In your copy, include every line of the listing below exactly but none of the pictures.
--- START ---
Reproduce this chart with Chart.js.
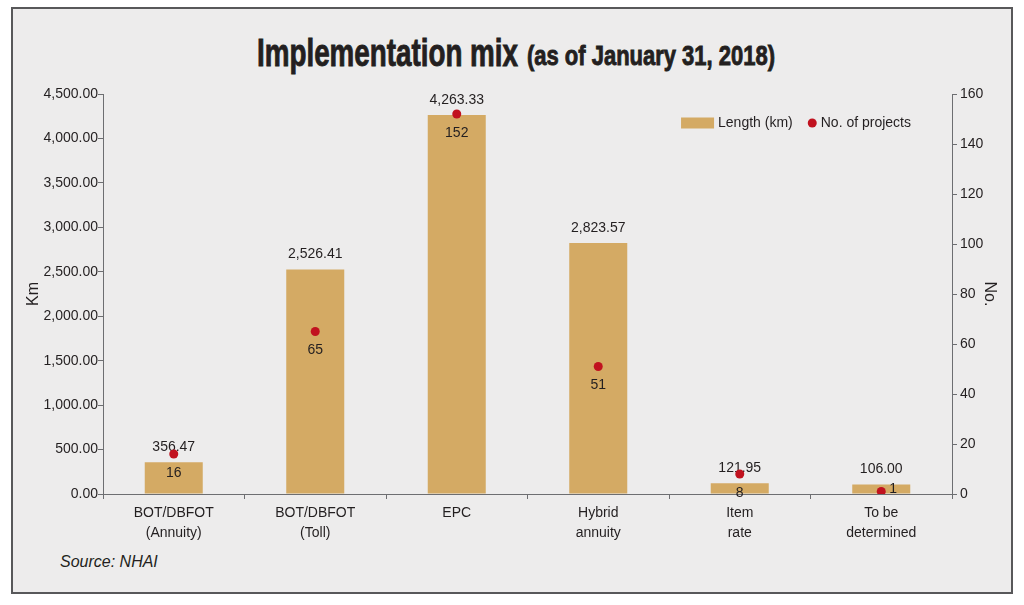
<!DOCTYPE html>
<html>
<head>
<meta charset="utf-8">
<title>Implementation mix</title>
<script src="https://cdn.jsdelivr.net/npm/chart.js@4.4.1/dist/chart.umd.min.js"></script>
<style>
  html, body { margin: 0; padding: 0; background: #ffffff; }
  body { width: 1024px; height: 605px; position: relative; overflow: hidden;
         font-family: "Liberation Sans", Arial, sans-serif; color: #231f20; }
  #frame { position: absolute; left: 11px; top: 7px; width: 1002px; height: 587px;
           box-sizing: border-box; border: 2px solid #58585a; background: #edecec; }
  .ttl { position: absolute; font-weight: bold; white-space: nowrap; line-height: 1;
         transform-origin: left center; -webkit-text-stroke: 0.9px #231f20; }
  #titleMain { left: 257px; top: 33px; font-size: 39px; }
  #titleSub { left: 527px; top: 42px; font-size: 28px; }
  #source { position: absolute; left: 60px; top: 554px; font-size: 16px; line-height: 1; font-style: italic; }
  #chart { position: absolute; left: 0; top: 0; }
</style>
</head>
<body>
<div id="frame"></div>
<div id="titleMain" class="ttl">Implementation mix</div>
<div id="titleSub" class="ttl">(as of January 31, 2018)</div>
<div id="source">Source: NHAI</div>
<canvas id="chart" width="1024" height="605"></canvas>
<script>
const categories = [
  ["BOT/DBFOT", "(Annuity)"],
  ["BOT/DBFOT", "(Toll)"],
  "EPC",
  ["Hybrid", "annuity"],
  ["Item", "rate"],
  ["To be", "determined"]
];
const lengthKm = [356.47, 2526.41, 4263.33, 2823.57, 121.95, 106.00];
const projectCount = [16, 65, 152, 51, 8, 1];
const kmRange = [0, 4500];
const kmStep = 500;
const countRange = [0, 160];
const countStep = 20;

const FONT = '"Liberation Sans", Arial, sans-serif';
const TEXT = "#231f20";
const AXIS = "#6d6e71";
const BAR = "#d4aa64";
const DOT = "#c1121f";

// squeeze the heavy title lines to the width of the condensed face
[["titleMain", 261], ["titleSub", 248]].forEach(([id, w]) => {
  const el = document.getElementById(id);
  el.style.transform = `scaleX(${w / el.getBoundingClientRect().width})`;
});

const fmtKm = (v) => Number(v).toLocaleString("en-US", { minimumFractionDigits: 2, maximumFractionDigits: 2 });

// value labels: drawn right after the bars so the dots sit on top
const valueLabels = {
  id: "valueLabels",
  afterDatasetDraw(chart, args) {
    if (args.index !== 0) return;
    const { ctx, chartArea } = chart;
    ctx.save();
    ctx.font = `14px ${FONT}`;
    ctx.fillStyle = TEXT;
    ctx.textBaseline = "middle";
    chart.getDatasetMeta(0).data.forEach((bar, i) => {
      ctx.textAlign = "center";
      ctx.fillText(fmtKm(lengthKm[i]), bar.x, bar.y - 15);
    });
    chart.getDatasetMeta(1).data.forEach((pt, i) => {
      const below = pt.y + 19;
      if (below > chartArea.bottom + 5) {
        ctx.textAlign = "left";
        ctx.fillText(String(projectCount[i]), pt.x + 8, pt.y - 2);
      } else {
        ctx.textAlign = "center";
        ctx.fillText(String(projectCount[i]), pt.x, below);
      }
    });
    ctx.restore();
  }
};

// legend in the top right corner of the plot area
const cornerLegend = {
  id: "cornerLegend",
  afterDraw(chart) {
    const { ctx, chartArea } = chart;
    const [barSet, dotSet] = chart.data.datasets;
    ctx.save();
    ctx.font = `14px ${FONT}`;
    ctx.fillStyle = TEXT;
    ctx.textBaseline = "middle";
    ctx.textAlign = "left";
    const y = chartArea.top + 29;
    const end = chartArea.right - 41;
    const w2 = ctx.measureText(dotSet.label).width;
    const w1 = ctx.measureText(barSet.label).width;
    const x2 = end - w2;
    const dotX = x2 - 8.5;
    const x1 = dotX - 19.5 - w1;
    const boxR = x1 - 4;
    ctx.fillText(dotSet.label, x2, y);
    ctx.fillText(barSet.label, x1, y);
    ctx.fillStyle = barSet.backgroundColor;
    ctx.fillRect(boxR - 33, y - 5.5, 33, 11);
    ctx.fillStyle = dotSet.backgroundColor;
    ctx.beginPath();
    ctx.arc(dotX, y, 4.5, 0, Math.PI * 2);
    ctx.fill();
    ctx.restore();
  }
};

const tickFont = { size: 14, family: FONT };
const titleFont = { size: 16, family: FONT };

new Chart(document.getElementById("chart"), {
  type: "bar",
  data: {
    labels: categories,
    datasets: [
      {
        label: "Length (km)",
        data: lengthKm,
        backgroundColor: BAR,
        borderWidth: 0,
        categoryPercentage: 1,
        barPercentage: 0.41,
        yAxisID: "y",
        order: 1
      },
      {
        type: "line",
        label: "No. of projects",
        data: projectCount,
        showLine: false,
        backgroundColor: DOT,
        borderColor: DOT,
        pointRadius: 4.5,
        pointBorderWidth: 0,
        yAxisID: "y1",
        order: 0
      }
    ]
  },
  options: {
    responsive: false,
    animation: false,
    layout: { padding: { left: 20, right: 20, top: 94, bottom: 61 } },
    plugins: {
      legend: { display: false },
      tooltip: { enabled: false }
    },
    scales: {
      x: {
        ticks: { color: TEXT, font: { ...tickFont, lineHeight: 1.43 }, padding: 4, maxRotation: 0, autoSkip: false },
        grid: { drawOnChartArea: false, tickLength: 5, color: AXIS },
        border: { color: AXIS },
        afterFit: (s) => { s.height = 50; }
      },
      y: {
        position: "left",
        min: kmRange[0],
        max: kmRange[1],
        ticks: { stepSize: kmStep, color: TEXT, font: tickFont, padding: 0, callback: (v) => fmtKm(v) },
        grid: { drawOnChartArea: false, tickLength: 5, color: AXIS },
        border: { color: AXIS },
        title: { display: true, text: "Km", color: TEXT, font: titleFont, padding: { top: 4, bottom: 0 } },
        afterFit: (s) => { s.width = 83; }
      },
      y1: {
        position: "right",
        min: countRange[0],
        max: countRange[1],
        ticks: { stepSize: countStep, color: TEXT, font: tickFont, padding: 3 },
        grid: { drawOnChartArea: false, tickLength: 5, color: AXIS },
        border: { color: AXIS },
        title: { display: true, text: "No.", color: TEXT, font: titleFont, padding: { top: 5, bottom: 0 } },
        afterFit: (s) => { s.width = 52; }
      }
    }
  },
  plugins: [valueLabels, cornerLegend]
});
</script>
</body>
</html>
--- END ---
Task output:
Reproduce this chart with Chart.js.
<!DOCTYPE html>
<html>
<head>
<meta charset="utf-8">
<title>Implementation mix</title>
<script src="https://cdn.jsdelivr.net/npm/chart.js@4.4.1/dist/chart.umd.min.js"></script>
<style>
  html, body { margin: 0; padding: 0; background: #ffffff; }
  body { width: 1024px; height: 605px; position: relative; overflow: hidden;
         font-family: "Liberation Sans", Arial, sans-serif; color: #231f20; }
  #frame { position: absolute; left: 11px; top: 7px; width: 1002px; height: 587px;
           box-sizing: border-box; border: 2px solid #58585a; background: #edecec; }
  .ttl { position: absolute; font-weight: bold; white-space: nowrap; line-height: 1;
         transform-origin: left center; -webkit-text-stroke: 0.9px #231f20; }
  #titleMain { left: 257px; top: 33px; font-size: 39px; }
  #titleSub { left: 527px; top: 42px; font-size: 28px; }
  #source { position: absolute; left: 60px; top: 554px; font-size: 16px; line-height: 1; font-style: italic; }
  #chart { position: absolute; left: 0; top: 0; }
</style>
</head>
<body>
<div id="frame"></div>
<div id="titleMain" class="ttl">Implementation mix</div>
<div id="titleSub" class="ttl">(as of January 31, 2018)</div>
<div id="source">Source: NHAI</div>
<canvas id="chart" width="1024" height="605"></canvas>
<script>
const categories = [
  ["BOT/DBFOT", "(Annuity)"],
  ["BOT/DBFOT", "(Toll)"],
  "EPC",
  ["Hybrid", "annuity"],
  ["Item", "rate"],
  ["To be", "determined"]
];
const lengthKm = [356.47, 2526.41, 4263.33, 2823.57, 121.95, 106.00];
const projectCount = [16, 65, 152, 51, 8, 1];
const kmRange = [0, 4500];
const kmStep = 500;
const countRange = [0, 160];
const countStep = 20;

const FONT = '"Liberation Sans", Arial, sans-serif';
const TEXT = "#231f20";
const AXIS = "#6d6e71";
const BAR = "#d4aa64";
const DOT = "#c1121f";

// squeeze the heavy title lines to the width of the condensed face
[["titleMain", 261], ["titleSub", 248]].forEach(([id, w]) => {
  const el = document.getElementById(id);
  el.style.transform = `scaleX(${w / el.getBoundingClientRect().width})`;
});

const fmtKm = (v) => Number(v).toLocaleString("en-US", { minimumFractionDigits: 2, maximumFractionDigits: 2 });

// value labels: drawn right after the bars so the dots sit on top
const valueLabels = {
  id: "valueLabels",
  afterDatasetDraw(chart, args) {
    if (args.index !== 0) return;
    const { ctx, chartArea } = chart;
    ctx.save();
    ctx.font = `14px ${FONT}`;
    ctx.fillStyle = TEXT;
    ctx.textBaseline = "middle";
    chart.getDatasetMeta(0).data.forEach((bar, i) => {
      ctx.textAlign = "center";
      ctx.fillText(fmtKm(lengthKm[i]), bar.x, bar.y - 15);
    });
    chart.getDatasetMeta(1).data.forEach((pt, i) => {
      const below = pt.y + 19;
      if (below > chartArea.bottom + 5) {
        ctx.textAlign = "left";
        ctx.fillText(String(projectCount[i]), pt.x + 8, pt.y - 2);
      } else {
        ctx.textAlign = "center";
        ctx.fillText(String(projectCount[i]), pt.x, below);
      }
    });
    ctx.restore();
  }
};

// legend in the top right corner of the plot area
const cornerLegend = {
  id: "cornerLegend",
  afterDraw(chart) {
    const { ctx, chartArea } = chart;
    const [barSet, dotSet] = chart.data.datasets;
    ctx.save();
    ctx.font = `14px ${FONT}`;
    ctx.fillStyle = TEXT;
    ctx.textBaseline = "middle";
    ctx.textAlign = "left";
    const y = chartArea.top + 29;
    const end = chartArea.right - 41;
    const w2 = ctx.measureText(dotSet.label).width;
    const w1 = ctx.measureText(barSet.label).width;
    const x2 = end - w2;
    const dotX = x2 - 8.5;
    const x1 = dotX - 19.5 - w1;
    const boxR = x1 - 4;
    ctx.fillText(dotSet.label, x2, y);
    ctx.fillText(barSet.label, x1, y);
    ctx.fillStyle = barSet.backgroundColor;
    ctx.fillRect(boxR - 33, y - 5.5, 33, 11);
    ctx.fillStyle = dotSet.backgroundColor;
    ctx.beginPath();
    ctx.arc(dotX, y, 4.5, 0, Math.PI * 2);
    ctx.fill();
    ctx.restore();
  }
};

const tickFont = { size: 14, family: FONT };
const titleFont = { size: 16, family: FONT };

new Chart(document.getElementById("chart"), {
  type: "bar",
  data: {
    labels: categories,
    datasets: [
      {
        label: "Length (km)",
        data: lengthKm,
        backgroundColor: BAR,
        borderWidth: 0,
        categoryPercentage: 1,
        barPercentage: 0.41,
        yAxisID: "y",
        order: 1
      },
      {
        type: "line",
        label: "No. of projects",
        data: projectCount,
        showLine: false,
        backgroundColor: DOT,
        borderColor: DOT,
        pointRadius: 4.5,
        pointBorderWidth: 0,
        yAxisID: "y1",
        order: 0
      }
    ]
  },
  options: {
    responsive: false,
    animation: false,
    layout: { padding: { left: 20, right: 20, top: 94, bottom: 61 } },
    plugins: {
      legend: { display: false },
      tooltip: { enabled: false }
    },
    scales: {
      x: {
        ticks: { color: TEXT, font: { ...tickFont, lineHeight: 1.43 }, padding: 4, maxRotation: 0, autoSkip: false },
        grid: { drawOnChartArea: false, tickLength: 5, color: AXIS },
        border: { color: AXIS },
        afterFit: (s) => { s.height = 50; }
      },
      y: {
        position: "left",
        min: kmRange[0],
        max: kmRange[1],
        ticks: { stepSize: kmStep, color: TEXT, font: tickFont, padding: 0, callback: (v) => fmtKm(v) },
        grid: { drawOnChartArea: false, tickLength: 5, color: AXIS },
        border: { color: AXIS },
        title: { display: true, text: "Km", color: TEXT, font: titleFont, padding: { top: 4, bottom: 0 } },
        afterFit: (s) => { s.width = 83; }
      },
      y1: {
        position: "right",
        min: countRange[0],
        max: countRange[1],
        ticks: { stepSize: countStep, color: TEXT, font: tickFont, padding: 3 },
        grid: { drawOnChartArea: false, tickLength: 5, color: AXIS },
        border: { color: AXIS },
        title: { display: true, text: "No.", color: TEXT, font: titleFont, padding: { top: 5, bottom: 0 } },
        afterFit: (s) => { s.width = 52; }
      }
    }
  },
  plugins: [valueLabels, cornerLegend]
});
</script>
</body>
</html>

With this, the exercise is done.